TASK STATEMENT:
Everything from the line containing "Rebuild this chart" through the line containing "0.049, 0.042, 0.035, 0.029, 0.024]" must be written out exactly, and nothing more; leave any pictures out.

(Stored items)
#####

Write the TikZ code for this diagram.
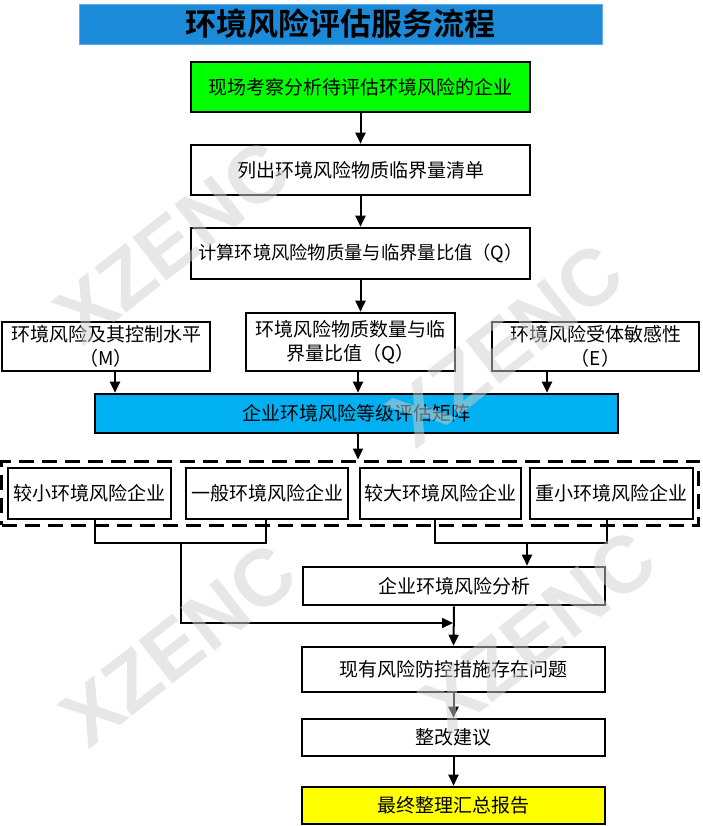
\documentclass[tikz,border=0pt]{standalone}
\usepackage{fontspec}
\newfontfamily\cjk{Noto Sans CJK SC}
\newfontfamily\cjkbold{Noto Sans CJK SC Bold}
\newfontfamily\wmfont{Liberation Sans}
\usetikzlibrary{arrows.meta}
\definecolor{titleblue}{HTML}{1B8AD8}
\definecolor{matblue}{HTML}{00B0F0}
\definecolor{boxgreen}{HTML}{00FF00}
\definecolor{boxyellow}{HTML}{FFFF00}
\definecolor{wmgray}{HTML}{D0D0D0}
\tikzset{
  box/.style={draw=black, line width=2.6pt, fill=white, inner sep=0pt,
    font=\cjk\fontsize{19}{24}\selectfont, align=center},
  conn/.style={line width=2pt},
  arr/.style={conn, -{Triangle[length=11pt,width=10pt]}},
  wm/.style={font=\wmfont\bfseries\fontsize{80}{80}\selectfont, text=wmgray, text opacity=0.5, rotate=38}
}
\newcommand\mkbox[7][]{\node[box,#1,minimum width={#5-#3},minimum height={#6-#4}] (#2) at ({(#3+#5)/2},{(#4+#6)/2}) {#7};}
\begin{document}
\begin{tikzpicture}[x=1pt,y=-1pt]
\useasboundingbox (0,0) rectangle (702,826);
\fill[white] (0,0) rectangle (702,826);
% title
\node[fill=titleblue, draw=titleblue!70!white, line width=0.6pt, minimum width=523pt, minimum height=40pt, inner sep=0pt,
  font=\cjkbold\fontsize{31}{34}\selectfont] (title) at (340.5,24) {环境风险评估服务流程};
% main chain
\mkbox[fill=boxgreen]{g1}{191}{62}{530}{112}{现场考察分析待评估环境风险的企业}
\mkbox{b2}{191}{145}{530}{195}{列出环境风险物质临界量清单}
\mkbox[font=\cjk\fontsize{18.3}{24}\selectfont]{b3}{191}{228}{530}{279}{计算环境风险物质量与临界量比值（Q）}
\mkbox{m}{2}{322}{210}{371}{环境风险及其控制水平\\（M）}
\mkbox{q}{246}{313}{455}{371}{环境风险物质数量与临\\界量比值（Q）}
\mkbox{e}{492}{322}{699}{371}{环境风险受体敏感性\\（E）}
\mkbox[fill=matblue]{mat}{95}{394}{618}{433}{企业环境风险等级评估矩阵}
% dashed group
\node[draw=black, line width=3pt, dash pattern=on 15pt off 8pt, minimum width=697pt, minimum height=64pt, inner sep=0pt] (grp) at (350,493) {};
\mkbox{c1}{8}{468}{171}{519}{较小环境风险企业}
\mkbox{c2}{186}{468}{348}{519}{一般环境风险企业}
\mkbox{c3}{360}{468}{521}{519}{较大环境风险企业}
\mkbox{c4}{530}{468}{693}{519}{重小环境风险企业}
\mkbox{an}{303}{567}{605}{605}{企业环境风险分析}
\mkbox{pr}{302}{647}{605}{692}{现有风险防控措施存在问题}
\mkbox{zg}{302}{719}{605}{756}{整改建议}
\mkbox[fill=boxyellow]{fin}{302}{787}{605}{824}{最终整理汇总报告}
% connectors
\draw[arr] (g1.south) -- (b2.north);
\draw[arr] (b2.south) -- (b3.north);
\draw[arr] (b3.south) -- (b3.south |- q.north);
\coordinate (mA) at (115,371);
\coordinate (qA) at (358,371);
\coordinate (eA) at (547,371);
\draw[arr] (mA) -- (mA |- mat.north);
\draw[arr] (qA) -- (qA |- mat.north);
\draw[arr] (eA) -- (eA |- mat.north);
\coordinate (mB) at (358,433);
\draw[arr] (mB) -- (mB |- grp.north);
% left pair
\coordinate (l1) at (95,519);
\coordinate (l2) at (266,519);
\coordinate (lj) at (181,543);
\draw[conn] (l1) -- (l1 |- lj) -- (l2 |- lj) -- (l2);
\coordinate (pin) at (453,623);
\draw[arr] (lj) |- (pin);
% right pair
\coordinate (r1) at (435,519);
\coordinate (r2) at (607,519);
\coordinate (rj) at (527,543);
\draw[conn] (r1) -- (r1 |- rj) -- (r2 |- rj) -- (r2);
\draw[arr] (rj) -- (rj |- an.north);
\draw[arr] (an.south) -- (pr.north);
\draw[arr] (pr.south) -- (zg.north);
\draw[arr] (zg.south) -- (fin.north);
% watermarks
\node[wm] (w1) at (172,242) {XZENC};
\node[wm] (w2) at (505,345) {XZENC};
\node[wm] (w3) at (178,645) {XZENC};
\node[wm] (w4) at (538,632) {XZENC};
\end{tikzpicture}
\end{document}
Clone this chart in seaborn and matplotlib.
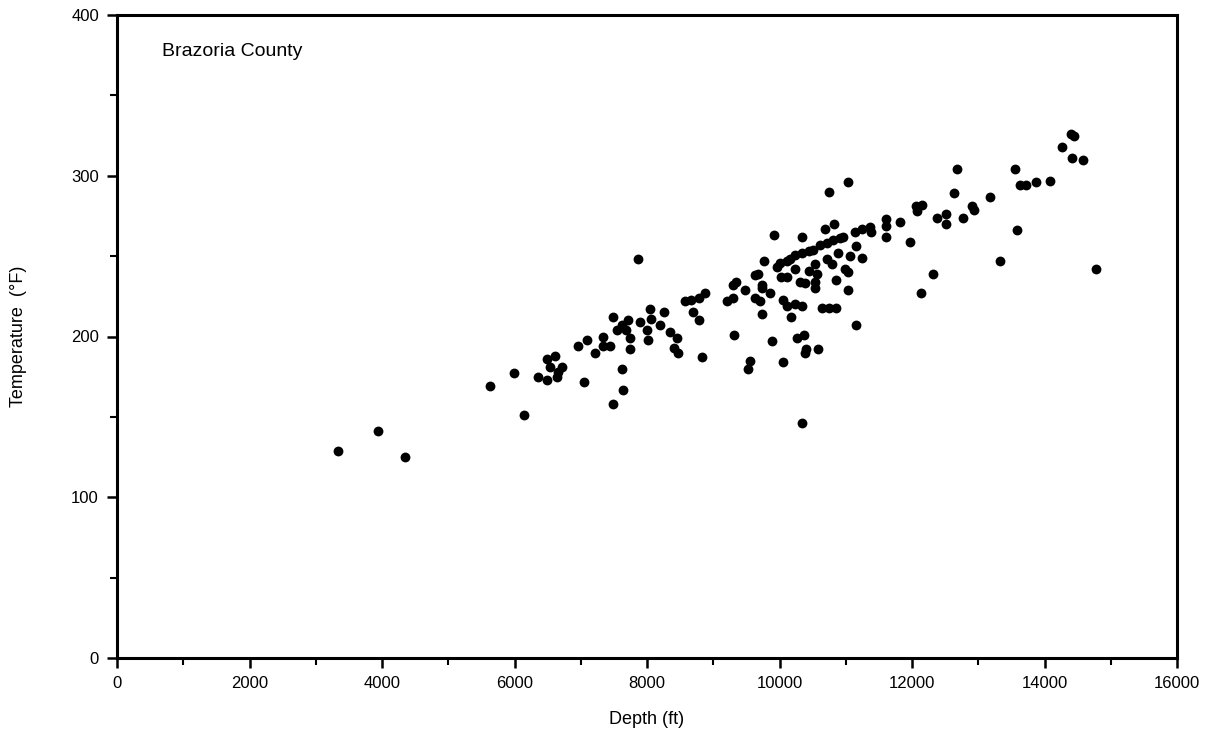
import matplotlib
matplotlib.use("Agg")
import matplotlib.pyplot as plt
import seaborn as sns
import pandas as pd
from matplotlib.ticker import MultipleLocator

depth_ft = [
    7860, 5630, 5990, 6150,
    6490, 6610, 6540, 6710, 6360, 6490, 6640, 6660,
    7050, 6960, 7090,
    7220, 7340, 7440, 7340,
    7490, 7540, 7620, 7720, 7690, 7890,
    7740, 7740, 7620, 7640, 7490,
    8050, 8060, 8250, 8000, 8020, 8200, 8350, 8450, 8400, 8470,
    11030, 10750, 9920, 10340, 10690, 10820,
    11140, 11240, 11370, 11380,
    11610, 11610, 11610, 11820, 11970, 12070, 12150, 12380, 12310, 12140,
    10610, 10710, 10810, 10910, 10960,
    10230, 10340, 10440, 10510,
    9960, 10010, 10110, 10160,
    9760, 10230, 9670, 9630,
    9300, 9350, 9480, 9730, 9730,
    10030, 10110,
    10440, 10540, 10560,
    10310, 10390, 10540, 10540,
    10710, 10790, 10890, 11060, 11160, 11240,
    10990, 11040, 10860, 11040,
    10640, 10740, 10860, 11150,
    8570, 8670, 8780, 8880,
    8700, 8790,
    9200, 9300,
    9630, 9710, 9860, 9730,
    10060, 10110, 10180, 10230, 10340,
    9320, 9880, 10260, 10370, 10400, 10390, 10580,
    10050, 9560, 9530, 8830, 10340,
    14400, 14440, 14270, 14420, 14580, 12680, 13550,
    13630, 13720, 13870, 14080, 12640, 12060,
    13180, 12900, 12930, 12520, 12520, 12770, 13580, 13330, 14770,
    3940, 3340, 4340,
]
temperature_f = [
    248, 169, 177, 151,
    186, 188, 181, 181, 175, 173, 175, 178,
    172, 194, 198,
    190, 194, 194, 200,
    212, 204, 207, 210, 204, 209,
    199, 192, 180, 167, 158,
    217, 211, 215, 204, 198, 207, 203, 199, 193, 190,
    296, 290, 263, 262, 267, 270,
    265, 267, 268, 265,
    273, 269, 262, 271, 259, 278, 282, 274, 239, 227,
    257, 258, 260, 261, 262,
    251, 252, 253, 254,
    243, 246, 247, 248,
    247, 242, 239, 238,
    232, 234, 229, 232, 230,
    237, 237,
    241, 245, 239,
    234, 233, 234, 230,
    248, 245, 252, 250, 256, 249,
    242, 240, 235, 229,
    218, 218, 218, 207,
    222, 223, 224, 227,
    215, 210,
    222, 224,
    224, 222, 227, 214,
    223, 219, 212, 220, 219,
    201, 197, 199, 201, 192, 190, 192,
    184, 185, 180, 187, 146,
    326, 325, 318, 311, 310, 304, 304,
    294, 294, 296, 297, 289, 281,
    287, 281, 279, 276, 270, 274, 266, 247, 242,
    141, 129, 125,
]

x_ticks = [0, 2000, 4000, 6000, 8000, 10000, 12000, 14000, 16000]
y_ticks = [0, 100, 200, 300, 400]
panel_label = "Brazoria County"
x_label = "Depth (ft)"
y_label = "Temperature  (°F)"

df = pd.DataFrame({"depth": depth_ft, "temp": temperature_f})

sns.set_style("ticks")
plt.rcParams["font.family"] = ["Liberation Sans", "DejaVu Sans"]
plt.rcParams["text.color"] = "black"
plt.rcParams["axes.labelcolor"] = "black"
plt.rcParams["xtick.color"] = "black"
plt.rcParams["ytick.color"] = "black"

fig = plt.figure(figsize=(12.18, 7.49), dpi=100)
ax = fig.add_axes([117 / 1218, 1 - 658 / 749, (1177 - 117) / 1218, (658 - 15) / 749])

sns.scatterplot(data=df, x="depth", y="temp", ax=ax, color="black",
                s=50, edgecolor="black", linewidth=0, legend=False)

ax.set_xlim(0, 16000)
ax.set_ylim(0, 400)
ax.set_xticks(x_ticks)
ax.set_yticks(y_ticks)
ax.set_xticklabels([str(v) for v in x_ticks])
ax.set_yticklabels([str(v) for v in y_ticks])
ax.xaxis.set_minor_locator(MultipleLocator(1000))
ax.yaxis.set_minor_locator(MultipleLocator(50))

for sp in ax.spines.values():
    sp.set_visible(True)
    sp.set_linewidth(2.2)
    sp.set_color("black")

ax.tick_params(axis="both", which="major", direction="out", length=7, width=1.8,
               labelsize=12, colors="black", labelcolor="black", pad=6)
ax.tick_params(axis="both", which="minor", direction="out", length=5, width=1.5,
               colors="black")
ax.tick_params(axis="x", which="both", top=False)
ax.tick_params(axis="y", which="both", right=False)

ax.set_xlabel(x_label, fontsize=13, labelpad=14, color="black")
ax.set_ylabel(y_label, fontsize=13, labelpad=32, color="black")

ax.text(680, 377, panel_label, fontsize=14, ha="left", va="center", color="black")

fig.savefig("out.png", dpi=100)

#####

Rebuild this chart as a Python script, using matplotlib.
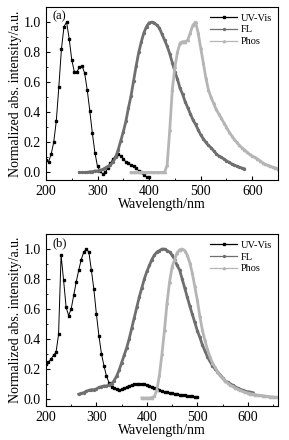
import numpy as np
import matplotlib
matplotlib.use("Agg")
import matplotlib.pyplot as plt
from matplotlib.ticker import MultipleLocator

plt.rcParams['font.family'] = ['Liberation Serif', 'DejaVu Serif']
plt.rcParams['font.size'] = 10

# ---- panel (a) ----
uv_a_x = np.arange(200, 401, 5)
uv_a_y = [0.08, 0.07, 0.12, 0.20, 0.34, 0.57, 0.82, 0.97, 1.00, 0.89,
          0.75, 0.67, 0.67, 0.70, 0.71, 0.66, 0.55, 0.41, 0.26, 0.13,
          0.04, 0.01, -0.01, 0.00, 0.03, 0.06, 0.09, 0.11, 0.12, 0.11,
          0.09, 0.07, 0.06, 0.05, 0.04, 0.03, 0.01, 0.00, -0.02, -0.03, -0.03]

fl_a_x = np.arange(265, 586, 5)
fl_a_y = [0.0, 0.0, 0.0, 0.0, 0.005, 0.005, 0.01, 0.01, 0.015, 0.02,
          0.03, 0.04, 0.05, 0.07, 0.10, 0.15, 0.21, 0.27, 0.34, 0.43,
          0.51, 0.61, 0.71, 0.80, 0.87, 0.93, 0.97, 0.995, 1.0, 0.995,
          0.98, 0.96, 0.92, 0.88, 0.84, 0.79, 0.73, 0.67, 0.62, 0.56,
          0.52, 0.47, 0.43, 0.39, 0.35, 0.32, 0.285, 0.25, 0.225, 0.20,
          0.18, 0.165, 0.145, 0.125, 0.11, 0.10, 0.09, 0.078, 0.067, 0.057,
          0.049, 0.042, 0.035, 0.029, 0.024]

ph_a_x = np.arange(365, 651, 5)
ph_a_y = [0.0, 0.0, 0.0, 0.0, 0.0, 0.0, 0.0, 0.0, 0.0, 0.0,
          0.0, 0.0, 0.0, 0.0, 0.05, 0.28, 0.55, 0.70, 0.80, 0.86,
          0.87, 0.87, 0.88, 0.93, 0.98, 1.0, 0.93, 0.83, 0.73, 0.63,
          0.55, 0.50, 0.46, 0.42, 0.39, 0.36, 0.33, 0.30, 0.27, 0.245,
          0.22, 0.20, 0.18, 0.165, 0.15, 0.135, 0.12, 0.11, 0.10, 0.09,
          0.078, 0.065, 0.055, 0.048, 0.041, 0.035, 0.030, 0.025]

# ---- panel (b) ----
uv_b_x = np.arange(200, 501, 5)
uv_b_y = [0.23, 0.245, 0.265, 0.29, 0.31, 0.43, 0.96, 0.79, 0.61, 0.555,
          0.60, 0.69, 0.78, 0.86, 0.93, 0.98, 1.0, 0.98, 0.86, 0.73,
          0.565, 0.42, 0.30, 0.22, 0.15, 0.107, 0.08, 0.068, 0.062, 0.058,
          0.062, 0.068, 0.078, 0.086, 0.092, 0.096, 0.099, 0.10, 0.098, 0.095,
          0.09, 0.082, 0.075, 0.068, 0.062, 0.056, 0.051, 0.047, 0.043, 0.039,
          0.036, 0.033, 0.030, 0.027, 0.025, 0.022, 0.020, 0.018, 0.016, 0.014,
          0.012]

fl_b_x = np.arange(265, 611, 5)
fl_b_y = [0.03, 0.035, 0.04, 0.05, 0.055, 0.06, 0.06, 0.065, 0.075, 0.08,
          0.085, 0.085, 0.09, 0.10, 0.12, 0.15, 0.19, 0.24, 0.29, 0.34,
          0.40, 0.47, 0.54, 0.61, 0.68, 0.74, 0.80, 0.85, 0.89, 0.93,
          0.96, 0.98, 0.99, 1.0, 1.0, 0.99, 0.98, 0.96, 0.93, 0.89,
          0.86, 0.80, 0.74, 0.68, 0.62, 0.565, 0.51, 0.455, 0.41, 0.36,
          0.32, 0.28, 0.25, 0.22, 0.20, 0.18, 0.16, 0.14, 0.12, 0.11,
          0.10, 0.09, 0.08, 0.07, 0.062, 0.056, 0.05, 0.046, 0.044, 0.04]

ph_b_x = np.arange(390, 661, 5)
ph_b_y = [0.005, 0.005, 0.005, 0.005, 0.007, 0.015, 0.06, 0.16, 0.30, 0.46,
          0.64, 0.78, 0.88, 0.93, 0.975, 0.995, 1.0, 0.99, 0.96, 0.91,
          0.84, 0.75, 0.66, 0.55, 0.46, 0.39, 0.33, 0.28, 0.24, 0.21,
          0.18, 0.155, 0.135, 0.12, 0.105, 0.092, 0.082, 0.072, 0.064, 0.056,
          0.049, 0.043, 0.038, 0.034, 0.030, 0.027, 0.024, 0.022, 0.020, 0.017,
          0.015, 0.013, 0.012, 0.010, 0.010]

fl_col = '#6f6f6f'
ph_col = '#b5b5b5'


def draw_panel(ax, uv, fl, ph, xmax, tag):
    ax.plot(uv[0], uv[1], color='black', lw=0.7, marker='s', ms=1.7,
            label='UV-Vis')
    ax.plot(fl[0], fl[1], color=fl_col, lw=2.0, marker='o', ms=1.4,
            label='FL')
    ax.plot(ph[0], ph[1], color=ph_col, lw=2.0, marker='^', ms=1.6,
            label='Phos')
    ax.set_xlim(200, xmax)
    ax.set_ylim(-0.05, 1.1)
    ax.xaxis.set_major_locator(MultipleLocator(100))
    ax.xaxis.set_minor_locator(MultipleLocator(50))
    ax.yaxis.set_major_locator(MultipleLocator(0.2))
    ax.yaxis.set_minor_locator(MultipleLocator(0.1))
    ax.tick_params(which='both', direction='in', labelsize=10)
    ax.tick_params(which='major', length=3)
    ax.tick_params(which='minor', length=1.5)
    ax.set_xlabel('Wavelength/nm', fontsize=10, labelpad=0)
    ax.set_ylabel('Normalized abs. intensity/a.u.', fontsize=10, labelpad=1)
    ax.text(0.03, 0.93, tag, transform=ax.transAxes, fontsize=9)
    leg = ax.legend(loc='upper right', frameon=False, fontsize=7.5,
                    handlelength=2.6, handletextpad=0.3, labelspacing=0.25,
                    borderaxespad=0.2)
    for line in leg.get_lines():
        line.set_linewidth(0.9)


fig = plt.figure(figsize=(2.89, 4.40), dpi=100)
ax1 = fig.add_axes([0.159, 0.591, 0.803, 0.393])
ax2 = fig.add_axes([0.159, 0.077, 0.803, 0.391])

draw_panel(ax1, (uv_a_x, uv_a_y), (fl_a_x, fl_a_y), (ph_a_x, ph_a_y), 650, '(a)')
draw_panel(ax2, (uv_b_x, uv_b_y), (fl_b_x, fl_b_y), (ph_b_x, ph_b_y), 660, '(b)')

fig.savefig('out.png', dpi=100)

#####

FINISHED TASK:
Rebuild this chart as a Python script, using matplotlib.
import numpy as np
import matplotlib
matplotlib.use("Agg")
import matplotlib.pyplot as plt
from matplotlib.ticker import MultipleLocator

plt.rcParams['font.family'] = ['Liberation Serif', 'DejaVu Serif']
plt.rcParams['font.size'] = 10

# ---- panel (a) ----
uv_a_x = np.arange(200, 401, 5)
uv_a_y = [0.08, 0.07, 0.12, 0.20, 0.34, 0.57, 0.82, 0.97, 1.00, 0.89,
          0.75, 0.67, 0.67, 0.70, 0.71, 0.66, 0.55, 0.41, 0.26, 0.13,
          0.04, 0.01, -0.01, 0.00, 0.03, 0.06, 0.09, 0.11, 0.12, 0.11,
          0.09, 0.07, 0.06, 0.05, 0.04, 0.03, 0.01, 0.00, -0.02, -0.03, -0.03]

fl_a_x = np.arange(265, 586, 5)
fl_a_y = [0.0, 0.0, 0.0, 0.0, 0.005, 0.005, 0.01, 0.01, 0.015, 0.02,
          0.03, 0.04, 0.05, 0.07, 0.10, 0.15, 0.21, 0.27, 0.34, 0.43,
          0.51, 0.61, 0.71, 0.80, 0.87, 0.93, 0.97, 0.995, 1.0, 0.995,
          0.98, 0.96, 0.92, 0.88, 0.84, 0.79, 0.73, 0.67, 0.62, 0.56,
          0.52, 0.47, 0.43, 0.39, 0.35, 0.32, 0.285, 0.25, 0.225, 0.20,
          0.18, 0.165, 0.145, 0.125, 0.11, 0.10, 0.09, 0.078, 0.067, 0.057,
          0.049, 0.042, 0.035, 0.029, 0.024]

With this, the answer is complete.